Rocky Horror Picture Show, Hit R-Night Performance

The University of Redlands Artists’ Collective (URAC) had massive success with their production of The Rocky Horror Picture Show. Transylvanians, time warps, and general hilarity drew Rocky veterans and virgins alike to the Orton Center on Oct. 28. 

Rocky Horror has been a cult classic since the film’s release in 1975, and the campy, vivacious screenings have become a tradition nationwide. Typically, Rocky Horror is put on with the addition of a shadow cast, or a group of people who perform the show in front of a screen while the movie is playing in the background.


Those unfamiliar to the vibrant ritual are labeled as “virgins,” and tagged with a lipstick-drawn ‘V’ on their cheek to emphasize their naivety to the Rocky Horror culture.

“I had no idea what to expect,” said former Rocky virgin and freshman Holly Bobo. “I was shocked by how fun, crazy, and weirdly entertaining the show was.”

With the guidance of University seniors Sarah Smallman and Sarah Baca, the URAC production was created in about three weeks.

“Dan Burfeind reached out to clubs and asked for R-Night ideas, and Amanda Speidel brought up Rocky… I had been wanting to put on Rocky for a while,” Smallman stated. “I’ve seen it done live … and I had a vision of how to get it done.”ro

“[Rehearsal was] very fast-paced. We didn’t have much time so we had to work quickly to get everything done,” said junior Jenna Thurman, who played Eddie.

“Every day was unique,” added sophomore Angie Petschek, who was cast as  Dr. Everett Scott. “We made new discoveries every day, and every rehearsal brought the cast closer together.”

URAC’s decision to put on Rocky was a large venture with only a few weeks to cast, rehearse, and perform the show, but both the audience and performers were enthralled with the event.

By showtime, the event’s seats were filled with audience members dressed in glittery getups and cherry red lipstick. Newspapers and playing cards were spread out on tables as props to use during the performance. People were snapping selfies with their iPhones and buzzing with anticipation.

“I’m not sure what I was expecting,” remarked Thurman. “But it turned out amazing. Some [cast members] were afraid we wouldn’t fill the audience, but we ended up needing more chairs.”

On the night of the show, the cast shamelessly prodded around Orton in corsets and underwear.

“I was nervous before we started, but with a show like this you have the audience rooting for you.” said Thurman. “They are yelling and laughing with you so it’s kind of like everyone is performing.”

“Once the show started, and I heard people cheering us on … I completely lost all embarrassment.

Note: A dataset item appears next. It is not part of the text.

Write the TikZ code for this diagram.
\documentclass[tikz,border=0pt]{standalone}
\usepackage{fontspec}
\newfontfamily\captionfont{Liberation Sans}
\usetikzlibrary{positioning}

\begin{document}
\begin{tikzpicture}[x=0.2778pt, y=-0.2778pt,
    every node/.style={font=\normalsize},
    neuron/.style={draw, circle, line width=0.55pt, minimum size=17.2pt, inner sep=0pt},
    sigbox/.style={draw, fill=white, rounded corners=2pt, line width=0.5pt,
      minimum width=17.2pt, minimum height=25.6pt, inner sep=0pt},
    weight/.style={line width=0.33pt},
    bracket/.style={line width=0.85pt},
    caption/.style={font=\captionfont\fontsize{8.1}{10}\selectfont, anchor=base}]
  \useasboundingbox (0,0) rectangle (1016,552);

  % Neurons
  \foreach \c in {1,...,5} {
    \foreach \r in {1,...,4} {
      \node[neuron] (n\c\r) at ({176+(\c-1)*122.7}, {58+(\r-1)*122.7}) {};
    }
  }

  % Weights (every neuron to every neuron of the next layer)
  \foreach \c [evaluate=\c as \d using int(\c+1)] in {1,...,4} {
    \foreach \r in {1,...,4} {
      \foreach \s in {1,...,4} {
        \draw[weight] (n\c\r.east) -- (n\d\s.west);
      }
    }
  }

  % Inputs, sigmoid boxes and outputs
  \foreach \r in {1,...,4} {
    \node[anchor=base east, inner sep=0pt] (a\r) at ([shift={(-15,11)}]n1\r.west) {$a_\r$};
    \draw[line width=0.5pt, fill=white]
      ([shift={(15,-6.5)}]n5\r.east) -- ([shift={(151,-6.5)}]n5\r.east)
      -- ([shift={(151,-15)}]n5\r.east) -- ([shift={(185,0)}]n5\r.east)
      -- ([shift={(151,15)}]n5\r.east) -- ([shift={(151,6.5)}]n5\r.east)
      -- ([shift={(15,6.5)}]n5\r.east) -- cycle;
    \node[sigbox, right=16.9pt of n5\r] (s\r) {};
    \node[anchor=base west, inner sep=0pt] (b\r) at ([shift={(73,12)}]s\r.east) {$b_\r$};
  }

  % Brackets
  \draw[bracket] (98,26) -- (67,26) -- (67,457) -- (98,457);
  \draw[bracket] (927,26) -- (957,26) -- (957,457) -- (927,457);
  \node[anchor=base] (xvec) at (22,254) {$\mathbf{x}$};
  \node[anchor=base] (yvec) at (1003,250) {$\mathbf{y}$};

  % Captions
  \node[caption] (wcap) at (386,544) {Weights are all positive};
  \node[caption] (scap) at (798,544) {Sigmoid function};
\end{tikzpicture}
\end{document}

Regardless of the fascinating costumes, I felt very accepted and connected to the cast as well as the audience,” added Petschek.

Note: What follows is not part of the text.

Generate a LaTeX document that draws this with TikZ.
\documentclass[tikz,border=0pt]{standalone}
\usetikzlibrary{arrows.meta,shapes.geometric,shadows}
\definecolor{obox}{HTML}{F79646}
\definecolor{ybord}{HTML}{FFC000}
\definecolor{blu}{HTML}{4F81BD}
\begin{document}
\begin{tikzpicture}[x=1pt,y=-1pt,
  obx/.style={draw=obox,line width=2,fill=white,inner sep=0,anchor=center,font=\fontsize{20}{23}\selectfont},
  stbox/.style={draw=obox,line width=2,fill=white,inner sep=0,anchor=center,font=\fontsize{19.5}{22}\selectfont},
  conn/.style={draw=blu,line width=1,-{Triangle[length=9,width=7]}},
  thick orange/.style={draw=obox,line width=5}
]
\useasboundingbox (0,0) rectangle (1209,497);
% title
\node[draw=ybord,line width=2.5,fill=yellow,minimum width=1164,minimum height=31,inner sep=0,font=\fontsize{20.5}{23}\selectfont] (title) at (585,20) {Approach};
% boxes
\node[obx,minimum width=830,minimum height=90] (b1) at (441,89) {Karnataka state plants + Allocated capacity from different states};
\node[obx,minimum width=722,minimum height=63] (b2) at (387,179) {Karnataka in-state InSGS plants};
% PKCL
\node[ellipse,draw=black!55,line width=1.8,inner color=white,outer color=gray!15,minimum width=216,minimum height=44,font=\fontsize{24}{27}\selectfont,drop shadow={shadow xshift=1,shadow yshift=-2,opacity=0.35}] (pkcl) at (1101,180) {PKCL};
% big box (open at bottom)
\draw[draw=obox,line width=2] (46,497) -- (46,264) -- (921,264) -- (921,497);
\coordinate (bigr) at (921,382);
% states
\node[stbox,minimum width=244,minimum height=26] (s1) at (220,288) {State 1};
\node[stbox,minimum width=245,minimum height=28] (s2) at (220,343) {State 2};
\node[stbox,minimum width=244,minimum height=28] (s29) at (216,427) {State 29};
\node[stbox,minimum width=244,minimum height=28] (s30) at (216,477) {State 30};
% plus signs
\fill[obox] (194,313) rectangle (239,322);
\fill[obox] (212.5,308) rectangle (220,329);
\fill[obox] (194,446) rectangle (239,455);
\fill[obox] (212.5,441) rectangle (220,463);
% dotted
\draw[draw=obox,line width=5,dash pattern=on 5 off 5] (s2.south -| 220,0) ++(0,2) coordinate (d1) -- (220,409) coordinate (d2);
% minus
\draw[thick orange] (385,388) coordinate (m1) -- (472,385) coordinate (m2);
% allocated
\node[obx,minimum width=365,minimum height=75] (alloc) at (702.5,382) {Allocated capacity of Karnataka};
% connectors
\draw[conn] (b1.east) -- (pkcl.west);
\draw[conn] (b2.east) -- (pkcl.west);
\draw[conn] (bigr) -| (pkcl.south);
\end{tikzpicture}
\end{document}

After the show, junior Lise Bryn, who played the title character in the shadow cast remarked “I will never have any shame, ever again.”

URAC’s production of Rocky was a huge hit, with an inclusive cast and engaged audience. The production featured not only theatre students, but music students, Johnston students, athletes, and more. Additionally, working with R-Nights allowed Rocky to get a bigger venue.

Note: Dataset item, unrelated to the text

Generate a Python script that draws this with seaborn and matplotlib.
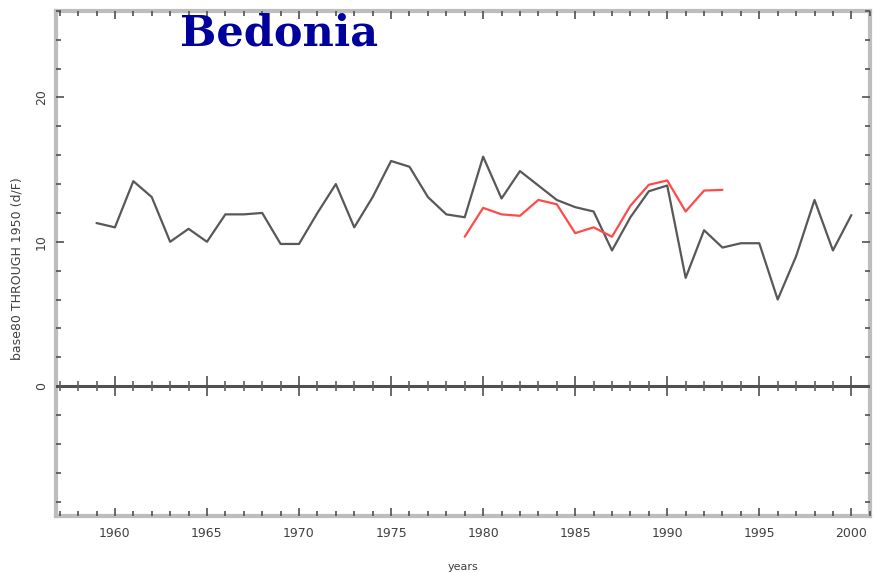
import matplotlib
matplotlib.use("Agg")
import matplotlib.pyplot as plt
import seaborn as sns
import pandas as pd
import numpy as np
from matplotlib.ticker import MultipleLocator

# station series
years_black = list(range(1959, 2001))
vals_black = [11.3, 11.0, 14.2, 13.1, 10.0, 10.9, 10.0, 11.9, 11.9, 12.0,
              9.85, 9.85, 12.0, 14.0, 11.0, 13.1, 15.6, 15.2, 13.1, 11.9,
              11.7, 15.9, 13.0, 14.9, 13.9, 12.9, 12.4, 12.1, 9.4, 11.7,
              13.5, 13.9, 7.5, 10.8, 9.6, 9.9, 9.9, 6.0, 9.0, 12.9,
              9.4, 11.85]
years_red = list(range(1979, 1994))
vals_red = [10.35, 12.35, 11.9, 11.8, 12.9, 12.6, 10.6, 11.0, 10.35, 12.5,
            13.95, 14.25, 12.1, 13.55, 13.6]

zero_years = list(range(1957, 2001))

sns.set_style("white")

fig = plt.figure(figsize=(8.75, 5.73), dpi=100)
ax = fig.add_axes([0.064, 0.0995, 0.93, 0.8815])

df_b = pd.DataFrame({"year": years_black, "val": vals_black})
df_r = pd.DataFrame({"year": years_red, "val": vals_red})
sns.lineplot(data=df_b, x="year", y="val", color="#585858", linewidth=1.6, ax=ax)
sns.lineplot(data=df_r, x="year", y="val", color="#ff4a4a", linewidth=1.6, ax=ax)

# zero line with its own tick marks
ax.axhline(0, color="#505050", linewidth=2.2, zorder=1)
zy = np.array(zero_years)
major = zy % 5 == 0
ax.scatter(zy[~major], np.zeros((~major).sum()), marker="|", s=60, color="#606060", linewidths=1.2, zorder=2)
ax.scatter(zy[major], np.zeros(major.sum()), marker="|", s=220, color="#505050", linewidths=1.2, zorder=2)

ax.set_xlim(1956.8, 2001.0)
ax.set_ylim(-9, 26)

ax.xaxis.set_major_locator(MultipleLocator(5))
ax.xaxis.set_minor_locator(MultipleLocator(1))
ax.yaxis.set_major_locator(MultipleLocator(10))
ax.yaxis.set_minor_locator(MultipleLocator(2))
ax.set_xticks([1960, 1965, 1970, 1975, 1980, 1985, 1990, 1995, 2000])
ax.set_xticklabels(["1960", "1965", "1970", "1975", "1980", "1985", "1990", "1995", "2000"])
ax.set_yticks([0, 10, 20])
ax.set_yticklabels(["0", "10", "20"], rotation=90, va="center")

ax.tick_params(axis="both", which="both", direction="in",
               top=True, right=True, bottom=True, left=True,
               color="#505050", labelcolor="#404040", labelsize=9)
ax.tick_params(axis="both", which="major", length=6, width=1.2)
ax.tick_params(axis="both", which="minor", length=3.5, width=1.2)
ax.tick_params(axis="x", which="major", pad=8)
ax.tick_params(axis="y", which="major", pad=6)

for sp in ax.spines.values():
    sp.set_color("#bdbdbd")
    sp.set_linewidth(3)
    sp.set_zorder(0.5)

ax.set_xlabel("years", fontsize=8, color="#404040", labelpad=16)
ax.set_ylabel("base80 THROUGH 1950 (d/F)", fontsize=9, color="#404040")
ax.yaxis.set_label_coords(-0.04, 0.49)

fig.text(180 / 875, 1 - 13 / 573, "Bedonia", fontsize=31, fontweight="bold",
         family="DejaVu Serif", color="#00009c", ha="left", va="top")

fig.savefig("out.png", dpi=100)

If you missed Rocky this year, have no fear.

“We are planning to make [Rocky] an annual event!” declared Smallman. “Dan said it was the most attended R-Night we’ve had this year.”

So, if you love Rocky, keep a look out for auditions next year or join URAC for more information.

“I think the fact that Rocky is such a cult classic made everyone excited when they heard that we were doing it,” remarked Smallman. “Overall, I think everyone’s dedication to help make the show happen is what made it a success.”